Forgive me readers, for I have sinned. It has been two months since my last blog.
You may think that having a seemingly endless amount of free time would be conducive to writing, but in my case the opposite is true. I write about my life, and I’m mostly lying on the couch watching it go by while trying not to have a baby before Christmas.
The good news? On Christmas day I’ll be thirty-two weeks along, and my doctor has suggested my restrictions may be relaxed at that point. By then it’ll be less scary for Baby Girl to arrive and she will require less time in the NICU, as opposed to week twenty-two when both my regular OB and high risk OB ordered me to cease and desist all activity lest she be born before she would have a chance at survival.
The bad news? My time on the couch is spent watching TV and trying not to think too much. What if she’s really early? What if she struggles? What if there’s something wrong with her that’s making her come early? What if I get bed sores? Will my feet ever go back to their normal size? And so on in an endless loop of anxious insanity.
I still get Braxton Hicks every time I stand for more than a couple minutes or attempt to walk around the house, but BH are less unusual at this stage of pregnancy so I don’t need to immediately lie down and guzzle a gallon of water to make them stop. I still drink water like a camel in the desert — which seems apt as I live in the desert and have one pronounced hump — and I still can’t lift the kids, but perhaps things will normalize a little before we have a third child and our normal is forever changed.

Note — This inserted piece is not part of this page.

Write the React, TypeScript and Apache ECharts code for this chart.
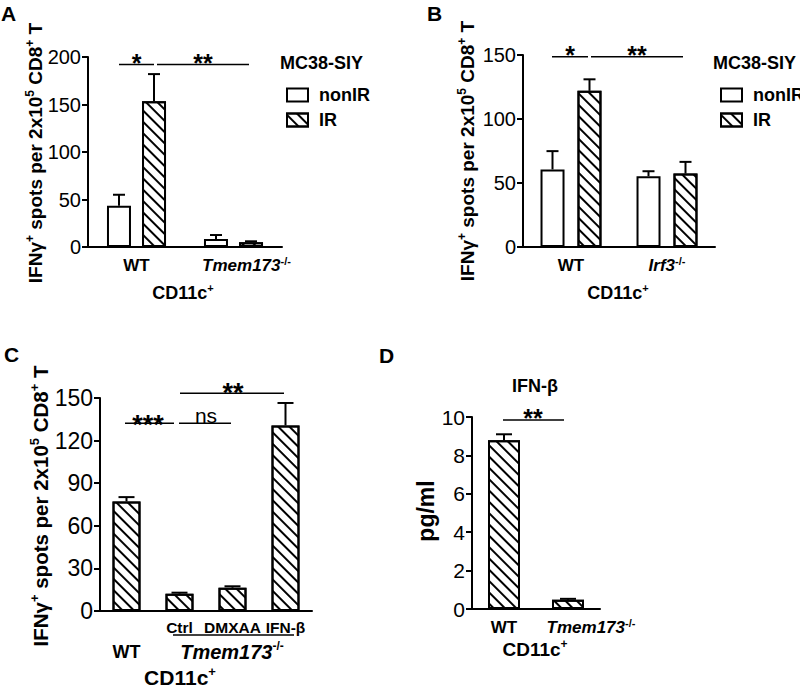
import React, { useEffect, useRef } from 'react';
import * as echarts from 'echarts';

const FONT = '"Liberation Sans", Arial, Helvetica, sans-serif';

// ---------- data ----------
const catsA = ['WT', 'Tmem173-/-'];
const nonIrA = [43.5, 8.4];
const nonIrErrA = [11.5, 4.2];
const irA = [153.5, 5.0];
const irErrA = [28.5, 1.0];

const catsB = ['WT', 'Irf3-/-'];
const nonIrB = [60.6, 55.3];
const nonIrErrB = [14.3, 3.9];
const irB = [122, 57.4];
const irErrB = [9, 9.1];

const catsC = ['WT', 'Ctrl', 'DMXAA', 'IFN-β'];
const valsC = [77.2, 12.2, 16.4, 130.7];
const errC = [3.0, 0.7, 1.0, 15.8];

const catsD = ['WT', 'Tmem173-/-'];
const valsD = [8.79, 0.48];
const errD = [0.31, 0.05];

const yMax = [200, 150, 150, 10];
const yStep = [50, 50, 30, 2];
const legendNames = ['nonIR', 'IR'];

// ---------- layout ----------
const GRIDS = [
  { left: 88, top: 57, width: 194, height: 190 },
  { left: 523, top: 55, width: 192, height: 192 },
  { left: 100, top: 398, width: 212, height: 213 },
  { left: 472, top: 417, width: 128, height: 192 },
];
const TICK_FS = [20, 20, 23, 21];

const HATCH = {
  symbol: 'rect',
  symbolSize: 1,
  color: '#000',
  dashArrayX: [1, 0],
  dashArrayY: [2, 6],
  rotation: Math.PI / 4,
};

const plainStyle = { color: '#fff', borderColor: '#000', borderWidth: 2 };
const hatchStyle = { color: '#fff', borderColor: '#000', borderWidth: 2, decal: HATCH };

function axisRich(fs: number, padLeftItalic = 0) {
  return {
    b: { fontSize: fs, fontWeight: 'bold', fontFamily: FONT, color: '#000', lineHeight: Math.round(fs * 1.2) },
    i: {
      fontSize: fs, fontWeight: 'bold', fontStyle: 'italic', fontFamily: FONT, color: '#000',
      lineHeight: Math.round(fs * 1.2), padding: [0, 0, 0, padLeftItalic],
    },
    sup: { fontSize: Math.round(fs * 0.62), fontWeight: 'bold', fontFamily: FONT, color: '#000', lineHeight: Math.round(fs * 0.62), verticalAlign: 'top' },
    sm: { fontSize: 15.5, fontWeight: 'bold', fontFamily: FONT, color: '#000', lineHeight: 18 },
    wt: { fontSize: 18, fontWeight: 'bold', fontFamily: FONT, color: '#000', lineHeight: 22, padding: [46, 0, 0, 0] },
  };
}

function fmtCat(v: string) {
  if (v.endsWith('-/-')) return '{i|' + v.slice(0, -3) + '}{sup|-/-}';
  return '{b|' + v + '}';
}

function xAxis(gi: number, data: string[], fs: number, margin: number, formatter: any, rich: any) {
  return {
    type: 'category',
    gridIndex: gi,
    data,
    axisLine: { lineStyle: { color: '#000', width: 2 } },
    axisTick: { alignWithLabel: true, interval: 0, length: 6, lineStyle: { color: '#000', width: 2 } },
    axisLabel: { interval: 0, margin, formatter, rich, color: '#000', fontSize: fs, fontFamily: FONT },
  };
}

function yAxis(gi: number) {
  return {
    type: 'value',
    gridIndex: gi,
    min: 0,
    max: yMax[gi],
    interval: yStep[gi],
    axisLine: { show: true, lineStyle: { color: '#000', width: 2 } },
    axisTick: { show: true, length: 6, lineStyle: { color: '#000', width: 2 } },
    splitLine: { show: false },
    axisLabel: { color: '#000', fontSize: TICK_FS[gi], fontFamily: FONT, margin: 7 },
  };
}

function errSeries(gi: number, vals: number[], errs: number[], offset: number, capHalf: number) {
  return {
    type: 'custom',
    xAxisIndex: gi,
    yAxisIndex: gi,
    silent: true,
    z: 5,
    encode: { x: 0, y: [1, 2] },
    data: vals.map((v, i) => [i, v, v + errs[i]]),
    renderItem: (_p: any, api: any) => {
      const lo = api.coord([api.value(0), api.value(1)]);
      const hi = api.coord([api.value(0), api.value(2)]);
      const x = lo[0] + offset;
      return {
        type: 'group',
        children: [
          { type: 'line', shape: { x1: x, y1: lo[1], x2: x, y2: hi[1] }, style: { stroke: '#000', lineWidth: 2 } },
          { type: 'line', shape: { x1: x - capHalf, y1: hi[1], x2: x + capHalf, y2: hi[1] }, style: { stroke: '#000', lineWidth: 2 } },
        ],
      };
    },
  };
}

function gRich(fs: number) {
  return {
    b: { fontSize: fs, fontWeight: 'bold', fontFamily: FONT, fill: '#000', lineHeight: Math.round(fs * 1.2) },
    i: { fontSize: fs, fontWeight: 'bold', fontStyle: 'italic', fontFamily: FONT, fill: '#000', lineHeight: Math.round(fs * 1.2) },
    sup: { fontSize: Math.round(fs * 0.62), fontWeight: 'bold', fontFamily: FONT, fill: '#000', lineHeight: Math.round(fs * 0.55), verticalAlign: 'top' },
  };
}

function gText(x: number, y: number, text: string, fs: number, opt: any = {}) {
  return {
    type: 'text',
    x, y,
    rotation: opt.rot || 0,
    silent: true,
    style: {
      text,
      fontSize: fs,
      fontWeight: opt.weight || 'bold',
      fontStyle: opt.italic ? 'italic' : 'normal',
      fontFamily: FONT,
      fill: '#000',
      align: opt.align || 'center',
      verticalAlign: 'middle',
      rich: opt.rich ? gRich(fs) : undefined,
    },
  };
}

function gLine(x1: number, x2: number, y: number) {
  return { type: 'line', silent: true, shape: { x1, y1: y, x2, y2: y }, style: { stroke: '#000', lineWidth: 1.5 } };
}

const Y_TITLE = '{b|IFNγ}{sup|+}{b| spots per 2x10}{sup|5}{b| CD8}{sup|+}{b| T}';
const CD11C = '{b|CD11c}{sup|+}';

function legend(left: number) {
  return {
    left,
    top: 81,
    orient: 'vertical',
    icon: 'rect',
    itemWidth: 21,
    itemHeight: 13,
    itemGap: 7,
    selectedMode: false,
    data: legendNames,
    itemStyle: { borderColor: '#000', borderWidth: 2 },
    textStyle: { fontSize: 18, fontWeight: 'bold', fontFamily: FONT, color: '#000', lineHeight: 16, padding: [0, 0, 0, 6] },
  };
}

export default function App() {
  const ref = useRef<HTMLDivElement>(null);
  useEffect(() => {
    document.body.style.margin = '0';
    const chart = echarts.init(ref.current!, undefined, { renderer: 'svg' });
    const option: any = {
      animation: false,
      backgroundColor: '#fff',
      grid: GRIDS.map((g) => ({ ...g, containLabel: false })),
      xAxis: [
        xAxis(0, catsA, 17, 8, fmtCat, axisRich(17, 26)),
        xAxis(1, catsB, 17, 8, fmtCat, axisRich(17, 0)),
        xAxis(2, catsC, 15.5, 7, (v: string) => (v === 'WT' ? '{wt|WT}' : '{sm|' + v + '}'), axisRich(15.5, 0)),
        xAxis(3, catsD, 17, 8, fmtCat, axisRich(17, 46)),
      ],
      yAxis: [yAxis(0), yAxis(1), yAxis(2), yAxis(3)],
      legend: [legend(281), legend(715)],
      series: [
        { type: 'bar', name: 'nonIR', xAxisIndex: 0, yAxisIndex: 0, data: nonIrA, barWidth: 24, barGap: '46%', itemStyle: plainStyle },
        { type: 'bar', name: 'IR', xAxisIndex: 0, yAxisIndex: 0, data: irA, barWidth: 24, barGap: '46%', itemStyle: hatchStyle },
        errSeries(0, nonIrA, nonIrErrA, -17.5, 6),
        errSeries(0, irA, irErrA, 17.5, 6),
        { type: 'bar', name: 'nonIR', xAxisIndex: 1, yAxisIndex: 1, data: nonIrB, barWidth: 24, barGap: '54%', itemStyle: plainStyle },
        { type: 'bar', name: 'IR', xAxisIndex: 1, yAxisIndex: 1, data: irB, barWidth: 24, barGap: '54%', itemStyle: hatchStyle },
        errSeries(1, nonIrB, nonIrErrB, -18.5, 6),
        errSeries(1, irB, irErrB, 18.5, 6),
        { type: 'bar', name: 'C', xAxisIndex: 2, yAxisIndex: 2, data: valsC, barWidth: 28, itemStyle: hatchStyle },
        errSeries(2, valsC, errC, 0, 8),
        { type: 'bar', name: 'D', xAxisIndex: 3, yAxisIndex: 3, data: valsD, barWidth: 32, itemStyle: hatchStyle },
        errSeries(3, valsD, errD, 0, 8),
      ],
      graphic: [
        // panel letters
        gText(1, 13, 'A', 21, { align: 'left' }),
        gText(427, 13, 'B', 21, { align: 'left' }),
        gText(4, 354, 'C', 21, { align: 'left' }),
        gText(379, 355, 'D', 21, { align: 'left' }),
        // y titles
        gText(35, 153, Y_TITLE, 19, { rot: Math.PI / 2, rich: true }),
        gText(467, 151, Y_TITLE, 19, { rot: Math.PI / 2, rich: true }),
        gText(40, 506, Y_TITLE, 20.5, { rot: Math.PI / 2, rich: true }),
        gText(426, 511, 'pg/ml', 23, { rot: Math.PI / 2 }),
        // x group titles
        gText(183, 293, CD11C, 18, { rich: true }),
        gText(618, 293, CD11C, 18, { rich: true }),
        gText(180, 677, CD11C, 21, { rich: true }),
        gText(535, 649, CD11C, 19, { rich: true }),
        gText(232, 652, '{i|Tmem173}{sup|-/-}', 20, { rich: true }),
        gLine(173, 294, 635),
        // legend titles & D title
        gText(280, 63, 'MC38-SIY', 18, { align: 'left' }),
        gText(713, 63, 'MC38-SIY', 18, { align: 'left' }),
        gText(535, 386, 'IFN-β', 18),
        // significance
        gLine(119, 154, 64.5), gLine(157, 249, 64.5),
        gText(136.5, 63, '*', 25), gText(203, 63, '**', 25),
        gLine(552, 588, 56.7), gLine(591, 683, 56.7),
        gText(570, 55, '*', 25), gText(637, 55, '**', 25),
        gLine(125, 174, 423.3), gLine(179, 231, 423.3), gLine(180, 284, 393.3),
        gText(148, 424.5, '***', 27), gText(206, 415, 'ns', 21, { weight: 'normal' }), gText(233, 392.5, '**', 27),
        gLine(503, 564, 420),
        gText(533, 418, '**', 25),
      ],
    };
    chart.setOption(option);
    return () => chart.dispose();
  }, []);
  return <div ref={ref} style={{ width: 800, height: 688 }} />;
}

While I’m feeling creatively barren right now, I want everyone to know one important thing about today: it’s Mom’s birthday! I won’t say which birthday, but it’s a big one, and she is celebrating on the beach with my dad as I type. My parents have been sending photos and updates from their luxurious sojourn in Jamaica and the exchanges go something like this…
Dad: We’re having a private dinner on the beach!
Me: I have pink eye again!
Mom: Can you believe this view?
Me: I’m at Urgent Care with Jackson who also has pink eye.
Dad: Check out this fruity cocktail we’re drinking!
Me: My feet are so swollen I think my Uggs are too small.
Ah, to be retired and sipping Jamaican rum on a sandy beach. If you’d like to read something heartfelt I’ve written for my mother, you should definitely buy my book if you haven’t already. I dedicated it to her, so I probably don’t have to get her a gift for the next few years, right? The book is about motherhood, a topic about which I would know nothing if not for her, and she is already giving me lessons on Grade A Grandparenting that I’ll file away for future use.
Luckily, Mom’s sister has flown out west to help care for the kids during this busy time of year. My Aunt Karen is our third round of helpers to make the journey to El Paso and wrestle the kids into their car seats and off to school each day. I can’t express how much I appreciate my parents, mother-in-law, and aunt coming to help my little family. Without being able to lift my own kids, I can’t get them into their car seats or free Archie from his crib without an able-bodied stand-in. Their school is twenty-five minutes from the house in the opposite direction from Hubs’ office, and rush hour traffic can add an hour on top of that (the school was chosen for its nut-free policy and the security code required for entry, not proximity to our home). When Hubs has to drag the kids from bed in the dark and drive back and forth across town to get to court before eight in the morning, he is running on fumes by the time he gets home. *I* don’t need that much help, but he really benefits from someone else driving the kids to and from school, helping with meals and grocery shopping, and other important tasks.
Apart from seeing my boys being lovingly cared for by our family helpers, the highlight of these visits has been watching our visitors attempt to operate our minivan. We bought a used 2014 Toyota Sienna at the beginning of the year since we had a hunch we’d be a family of five relatively soon. Our families are not snobs or high-fallutin’, but having worked hard all their lives they now reap the benefits in the form of luxury vehicles. Schlepping around town in a prison-grey beast is quite the departure from their everyday driving experience.
Mom demanded to know why the car wouldn’t beep when she was about to back into something. Dad asked which button would draw in the side mirrors so we could pull into a tight parking spot. My mother-in-law asked where she could find the ‘start’ button. My Aunt, whom I’ve always considered to be very down-to-earth, touched the button on the trunk and waited for it to open on it’s own. The solutions to these problems are as follows: use your eyes. Use your hand. Use the key. Use your muscles.
The Beast is no slouch. She (yes, she, because she carries babies) has a rear camera, power doors, navigation (which is often wrong and doesn’t include our neighborhood, but still) and a six-cylinder engine. But she has given me the greatest gift of all: a chance to poke fun at the adults in my life. For all the times they’ve given me grief when I was learning to use a drill and made the wall look like Swiss cheese, or rolled their eyes when I realized that homeowners can’t call someone else and complain if an appliance isn’t working, I am now able to watch my beloved elders struggle to operate a mid-range vehicle without too many bells and whistles.
Sure, I may not be able to reach my knees right now, but at least I know that most cars don’t have headlights that flick on when a sensor alerts them to changing weather conditions. Tch. Parents, amiright? That generation wants everything done for them.